When enrollment in each of the 23 specific trials was analyzed independently, only two trials had statistically significant changes in enrollment of older patients following the policy change. In one breast cancer trial, the proportion of elderly patients decreased from 29.7 percent to 20.9 percent, while in one prostate cancer trial, enrollment of elderly patients increased from 68.0 percent to 85.4 percent. Both findings were statistically significant.
When analyzed by phase, overall participation of elderly patients in phase III trials did not change significantly for any of the four cancer types, while a nonsignificant trend toward increased enrollment of elderly patients in phase I and phase II trials was observed following the Medicare policy change (40.9 percent to 49.3 percent).
As in the study on state mandates (Study 1), the researchers theorized that the Medicare policy change might have affected participation in early phase trials more greatly because these studies tend to be more experimental in nature and therefore less likely to have been covered previously.
Limitations
The selection of which cancer clinical trials to examine in these studies is an important limitation to consider. The studies looked exclusively at enrollment into NCI-sponsored cooperative group trials conducted for the four selected cancer types.
The researchers note that state mandates and Medicare reimbursement may affect enrollment into trials for other types of cancer differently. Additionally “we don’t know if these results reflect trends in enrollment into trials conducted by the NCI-designated cancer centers or by industry,” said Ted Trimble, M.D., of the National Cancer Institute’s Cancer Therapy Evaluation Program.
Researchers with the two studies also noted that the follow-up time in these studies was short, and that a longer interval may need to be examined before the effects of mandates and Medicare reimbursement on clinical trial enrollment become apparent.
Comments
Taken together, these studies indicate that insurance coverage barriers are only one factor that limits enrollment in clinical trials. Removing those barriers will not, by itself, improve participation in cancer clinical trials.
“State mandates and Medicare reimbursement do not appear to be meaningful drivers of patient accrual,” said lead researcher Cary P. Gross, M.D., of Yale University School of Medicine.. “Assurance that payers such as third-party insurers and Medicare will cover routine care costs associated with clinical trials is an essential element in improving enrollment rates, but that assurance alone is not a sufficient mechanism for increasing enrollment.”
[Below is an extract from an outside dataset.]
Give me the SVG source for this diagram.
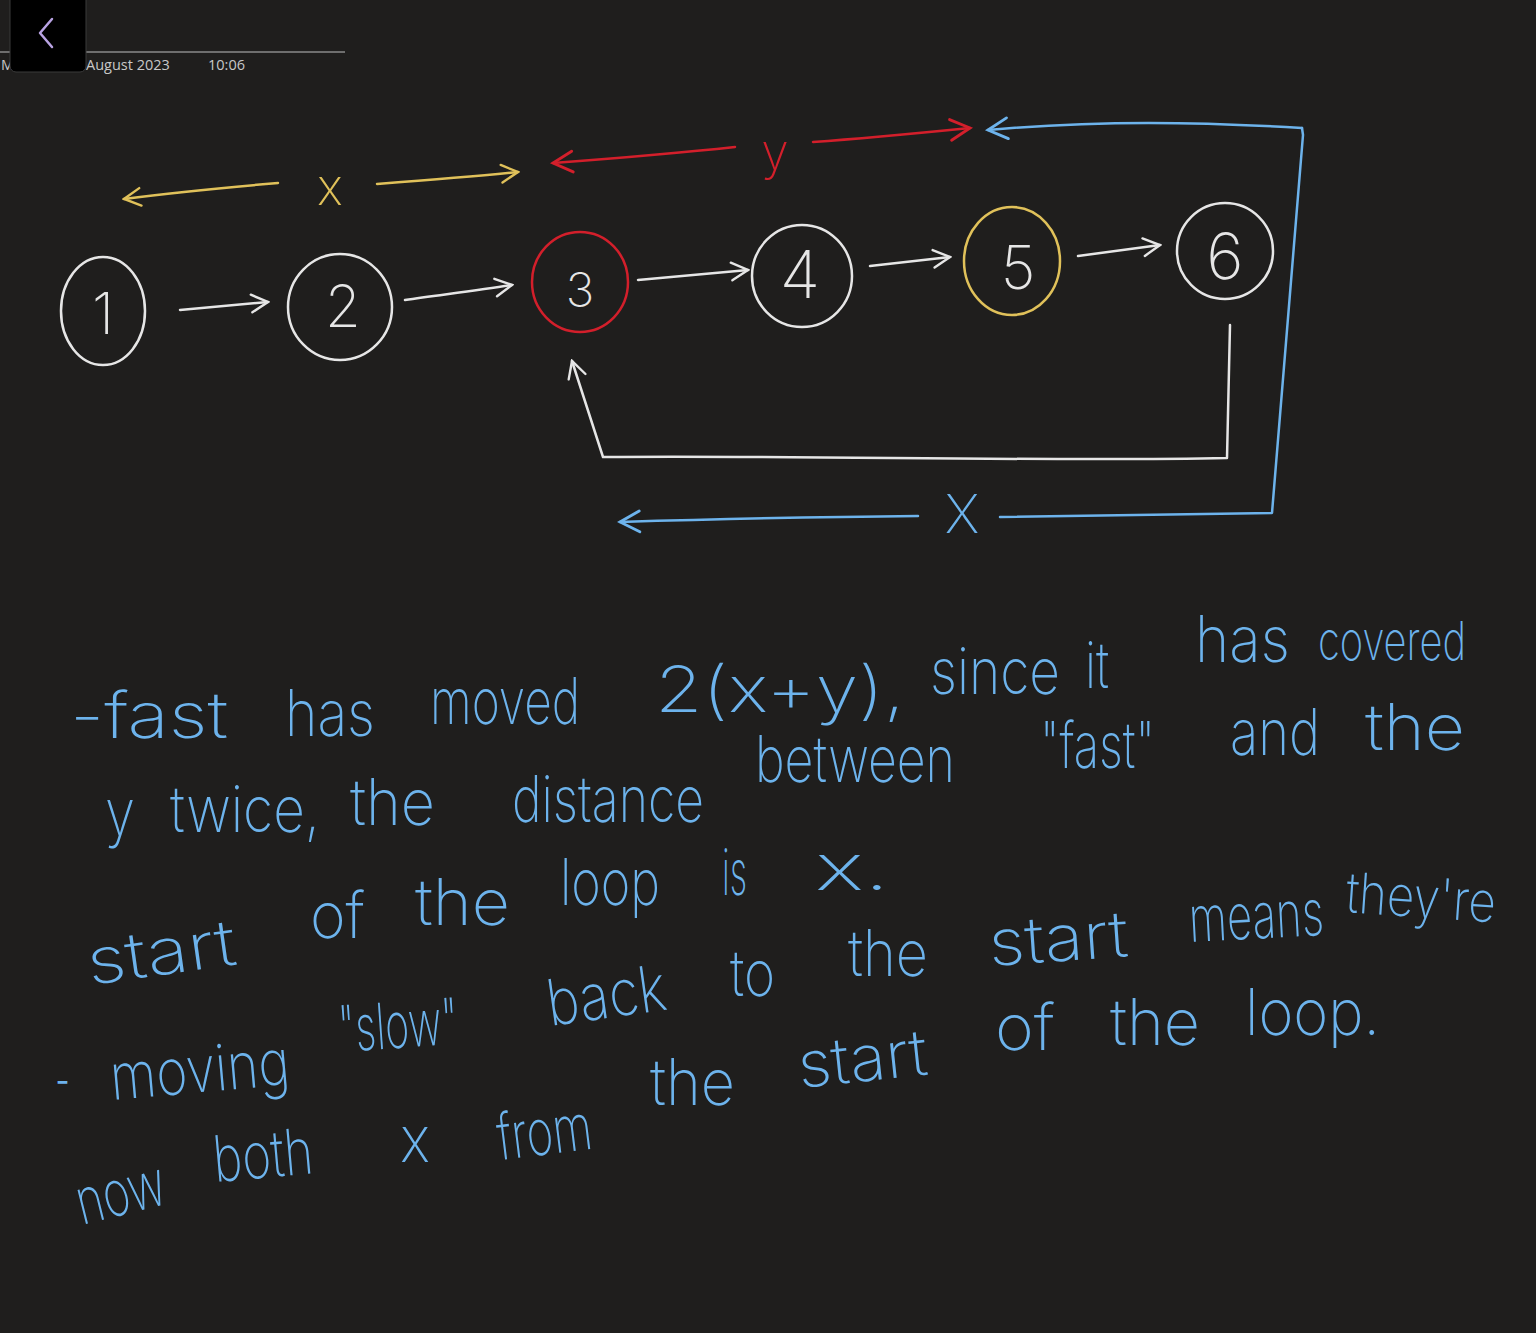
<svg xmlns="http://www.w3.org/2000/svg" width="1536" height="1333" viewBox="0 0 1536 1333">
<defs>
<style>
.bg{fill:#1f1e1d}
.hdr{font-family:"Open Sans","Liberation Sans",Arial,sans-serif;font-size:14.5px;fill:#c8c8c8}
.node{fill:none;stroke-width:2.5}
.w{stroke:#e6e6e6}
.rd{stroke:#d31f2b}
.yl{stroke:#e0c15a}
.bl{stroke:#6db3ec}
.ln{fill:none;stroke-width:2.5;stroke-linecap:round;stroke-linejoin:round}
.dig{font-family:Inter,"DejaVu Sans",sans-serif;font-weight:200;font-size:58px;fill:#e6e6e6;text-anchor:middle}
.lab{font-family:Inter,"DejaVu Sans",sans-serif;font-weight:200;font-size:50px;text-anchor:middle}
.note{font-family:Inter,"DejaVu Sans",sans-serif;font-weight:200;font-size:64px;fill:#6db3ec}
</style>
<marker id="aw" viewBox="0 0 20 20" refX="18" refY="10" markerWidth="22" markerHeight="22" markerUnits="userSpaceOnUse" orient="auto"><path d="M3,2 L18,10 L3,18" fill="none" stroke="#e6e6e6" stroke-width="2.2" stroke-linecap="round"/></marker>
<marker id="ay" viewBox="0 0 20 20" refX="18" refY="10" markerWidth="22" markerHeight="22" markerUnits="userSpaceOnUse" orient="auto"><path d="M3,2 L18,10 L3,18" fill="none" stroke="#e0c15a" stroke-width="2.2" stroke-linecap="round"/></marker>
<marker id="ar" viewBox="0 0 20 20" refX="18" refY="10" markerWidth="26" markerHeight="26" markerUnits="userSpaceOnUse" orient="auto"><path d="M3,2 L18,10 L3,18" fill="none" stroke="#d31f2b" stroke-width="2.2" stroke-linecap="round"/></marker>
<marker id="ab" viewBox="0 0 20 20" refX="18" refY="10" markerWidth="26" markerHeight="26" markerUnits="userSpaceOnUse" orient="auto"><path d="M3,2 L18,10 L3,18" fill="none" stroke="#6db3ec" stroke-width="2.2" stroke-linecap="round"/></marker>
</defs>
<rect class="bg" x="0" y="0" width="1536" height="1333"/>

<g id="header">
<line x1="0" y1="52" x2="345" y2="52" stroke="#8a8a8a" stroke-width="1.5"/>
<text class="hdr" x="1" y="70">M</text>
<rect x="10" y="-8" width="76" height="80" rx="6" fill="#000" stroke="#3a3a3a" stroke-width="1"/>
<polyline points="52,19 40,33 52,47" fill="none" stroke="#b9a3e3" stroke-width="2.5" stroke-linecap="round" stroke-linejoin="round"/>
<text class="hdr" x="86" y="70">August 2023</text>
<text class="hdr" x="208" y="70">10:06</text>
</g>

<g id="connectors">
<path class="ln w" d="M180,310 L268,302" marker-end="url(#aw)"/>
<path class="ln w" d="M405,300 C440,295 480,290 512,285" marker-end="url(#aw)"/>
<path class="ln w" d="M638,280 L748,270" marker-end="url(#aw)"/>
<path class="ln w" d="M870,266 L950,257" marker-end="url(#aw)"/>
<path class="ln w" d="M1078,256 L1160,245" marker-end="url(#aw)"/>
<path class="ln w" d="M1230,325 L1227,458 C1050,462 800,455 603,457 L572,361" marker-end="url(#aw)"/>
</g>

<g id="dim-x-top">
<path class="ln yl" d="M278,183 C220,188 170,193 124,199" marker-end="url(#ay)"/>
<text class="lab" x="330" y="205" fill="#e0c15a">x</text>
<path class="ln yl" d="M377,184 C430,180 480,176 518,172" marker-end="url(#ay)"/>
</g>

<g id="dim-y">
<path class="ln rd" d="M735,147 C680,153 620,158 553,163" marker-end="url(#ar)"/>
<text class="lab" x="775" y="170" fill="#d31f2b">y</text>
<path class="ln rd" d="M813,142 C870,138 920,133 970,128" marker-end="url(#ar)"/>
</g>

<g id="dim-x-loop">
<path class="ln bl" d="M1302,128 C1200,122 1100,120 988,130" marker-end="url(#ab)"/>
<path class="ln bl" d="M1302,128 L1303,135 L1272,513 L1000,517"/>
<text class="lab" x="962" y="533" fill="#6db3ec" style="font-size:54px">X</text>
<path class="ln bl" d="M918,516 C800,517 720,519 620,522" marker-end="url(#ab)"/>
</g>

<g id="node1"><ellipse class="node w" cx="103" cy="311" rx="42" ry="54"/><text class="dig" x="103" y="334">1</text></g>
<g id="node2"><ellipse class="node w" cx="340" cy="307" rx="52" ry="53"/><text class="dig" x="343" y="327">2</text></g>
<g id="node3"><ellipse class="node rd" cx="580" cy="282" rx="48" ry="50"/><text class="dig" x="580" y="307" style="font-size:48px">3</text></g>
<g id="node4"><ellipse class="node w" cx="802" cy="276" rx="50" ry="51"/><text class="dig" x="800" y="298" style="font-size:66px">4</text></g>
<g id="node5"><ellipse class="node yl" cx="1012" cy="261" rx="48" ry="54"/><text class="dig" x="1018" y="289" style="font-size:60px">5</text></g>
<g id="node6"><ellipse class="node w" cx="1225" cy="251" rx="48" ry="48"/><text class="dig" x="1225" y="279" style="font-size:64px">6</text></g>

<g id="notes">
<text class="note" x="70" y="738" textLength="158" lengthAdjust="spacingAndGlyphs">-fast</text>
<text class="note" x="285" y="736" textLength="90" lengthAdjust="spacingAndGlyphs">has</text>
<text class="note" x="430" y="724" textLength="150" lengthAdjust="spacingAndGlyphs">moved</text>
<text class="note" x="655" y="712" textLength="250" lengthAdjust="spacingAndGlyphs">2(x+y),</text>
<text class="note" x="930" y="694" textLength="130" lengthAdjust="spacingAndGlyphs">since</text>
<text class="note" x="1085" y="688" textLength="24" lengthAdjust="spacingAndGlyphs">it</text>
<text class="note" x="1195" y="662" textLength="95" lengthAdjust="spacingAndGlyphs">has</text>
<text class="note" x="1318" y="660" textLength="148" lengthAdjust="spacingAndGlyphs" style="font-size:54px">covered</text>

<text class="note" x="105" y="835" textLength="30" lengthAdjust="spacingAndGlyphs">y</text>
<text class="note" x="170" y="832" textLength="150" lengthAdjust="spacingAndGlyphs">twice,</text>
<text class="note" x="350" y="825" textLength="85" lengthAdjust="spacingAndGlyphs">the</text>
<text class="note" x="512" y="822" textLength="192" lengthAdjust="spacingAndGlyphs">distance</text>
<text class="note" x="755" y="782" textLength="200" lengthAdjust="spacingAndGlyphs">between</text>
<text class="note" x="1040" y="768" textLength="115" lengthAdjust="spacingAndGlyphs">"fast"</text>
<text class="note" x="1230" y="755" textLength="90" lengthAdjust="spacingAndGlyphs">and</text>
<text class="note" x="1365" y="750" textLength="100" lengthAdjust="spacingAndGlyphs">the</text>

<text class="note" x="90" y="985" textLength="150" lengthAdjust="spacingAndGlyphs" transform="rotate(-8 90 985)">start</text>
<text class="note" x="310" y="938" textLength="55" lengthAdjust="spacingAndGlyphs">of</text>
<text class="note" x="415" y="925" textLength="95" lengthAdjust="spacingAndGlyphs">the</text>
<text class="note" x="560" y="905" textLength="100" lengthAdjust="spacingAndGlyphs">loop</text>
<text class="note" x="722" y="895" textLength="25" lengthAdjust="spacingAndGlyphs">is</text>
<text class="note" x="815" y="890" textLength="75" lengthAdjust="spacingAndGlyphs">x.</text>

<text class="note" x="55" y="1102" textLength="15" lengthAdjust="spacingAndGlyphs">-</text>
<text class="note" x="112" y="1100" textLength="180" lengthAdjust="spacingAndGlyphs" transform="rotate(-5 112 1100)">moving</text>
<text class="note" x="340" y="1052" textLength="120" lengthAdjust="spacingAndGlyphs" transform="rotate(-4 340 1052)">"slow"</text>
<text class="note" x="550" y="1026" textLength="120" lengthAdjust="spacingAndGlyphs" transform="rotate(-8 550 1026)">back</text>
<text class="note" x="730" y="996" textLength="45" lengthAdjust="spacingAndGlyphs">to</text>
<text class="note" x="848" y="976" textLength="80" lengthAdjust="spacingAndGlyphs">the</text>
<text class="note" x="990" y="966" textLength="140" lengthAdjust="spacingAndGlyphs" transform="rotate(-4 990 966)">start</text>
<text class="note" x="1190" y="942" textLength="135" lengthAdjust="spacingAndGlyphs" transform="rotate(-3 1190 942)">means</text>
<text class="note" x="1345" y="912" textLength="150" lengthAdjust="spacingAndGlyphs" transform="rotate(4 1345 912)" style="font-size:56px">they're</text>

<text class="note" x="82" y="1225" textLength="90" lengthAdjust="spacingAndGlyphs" transform="rotate(-14 82 1225)">now</text>
<text class="note" x="215" y="1182" textLength="100" lengthAdjust="spacingAndGlyphs" transform="rotate(-5 215 1182)">both</text>
<text class="note" x="400" y="1162" textLength="30" lengthAdjust="spacingAndGlyphs">x</text>
<text class="note" x="500" y="1160" textLength="95" lengthAdjust="spacingAndGlyphs" transform="rotate(-7 500 1160)">from</text>
<text class="note" x="650" y="1105" textLength="85" lengthAdjust="spacingAndGlyphs">the</text>
<text class="note" x="800" y="1088" textLength="130" lengthAdjust="spacingAndGlyphs" transform="rotate(-6 800 1088)">start</text>
<text class="note" x="995" y="1050" textLength="60" lengthAdjust="spacingAndGlyphs">of</text>
<text class="note" x="1110" y="1045" textLength="90" lengthAdjust="spacingAndGlyphs">the</text>
<text class="note" x="1245" y="1035" textLength="135" lengthAdjust="spacingAndGlyphs">loop.</text>
</g>
</svg>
“There are numerous barriers to clinical trial enrollment,” said Trimble. “In retrospect, the lack of coverage by Medicare and other third-party payers wasn’t as big of a barrier as we thought.”
Although the results of these studies are mixed, they do provide important pieces to the puzzle of improving clinical trials enrollment. “The apparent increase in access to early phase studies observed in the JNCI study does show that state legislation can help, just not as much as we had hoped,” said Trimble.